Creating a great wine label design isn’t a simple matter of embracing a few best practices. The range of possible outcomes is wide, and getting the right match for a particular vineyard may mean going in a direction completely different from other leaders in the industry. When a vintner launches a truly successful bottle design, the contents and the label will be in perfect harmony, with the look and feel of the wine echoing how it tastes and encouraging customers to try it based on a quick glance.

The following are a few examples of successful wine bottle label design.
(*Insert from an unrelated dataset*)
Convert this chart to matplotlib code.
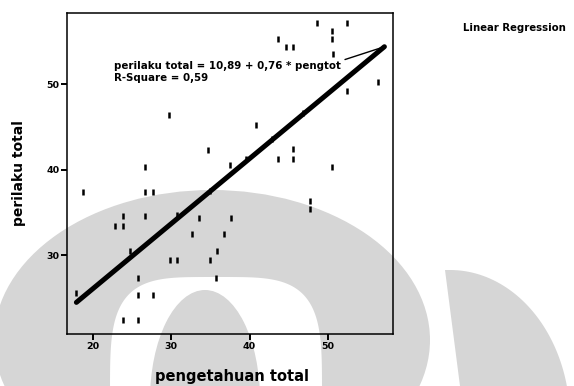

Rather than templates to copy, their inspirational value comes from the way the brands found bold and interesting ways to express the identity of their vintages in a visual form.

Jason’s Hill Beatrix Chenin Blanc
South African digital publication Wine Magazine recently gave a gold medal design award to Jason’s Hill Beatrix Chenin Blanc 2016, a soft and savory white wine that impressed the judges with the craftsmanship and content of its label. The chosen design includes light design work and delicate cursive typefaces that give it an elegant and feminine style. The magazine’s review of the wine itself pointed out that the wine lives up to its impressive label with a bright palate.

Boutinot Wines Vega del Rayo
Packaging World recently described the process that went into redesigning Boutinot’s Rioja. Instead of just defining the wines in their category, the company sought three different designs that would set its three tiers of red wines apart from one another. The design the company settled on involves a bold-looking contemporary label that features more gold detail work as the price increases. The premium version of the wine has a differently shaped label than the two other varieties, while still possessing the same distinctive logo that combines roots and lightning imagery.

Telling a story
The key part of designing a wine label that works is turning a flavor profile into a visual impression. Whether that means filigreed calligraphy, bold and colorful pictures or anything in between, the main marker of success is whether people can pick up a bottle and be confident they’ve made the right choice. Just as no two vineyards or vintages are quite the same, there’s infinite variation available for the imagery on bottles, even extending to the shape and size of the labels themselves.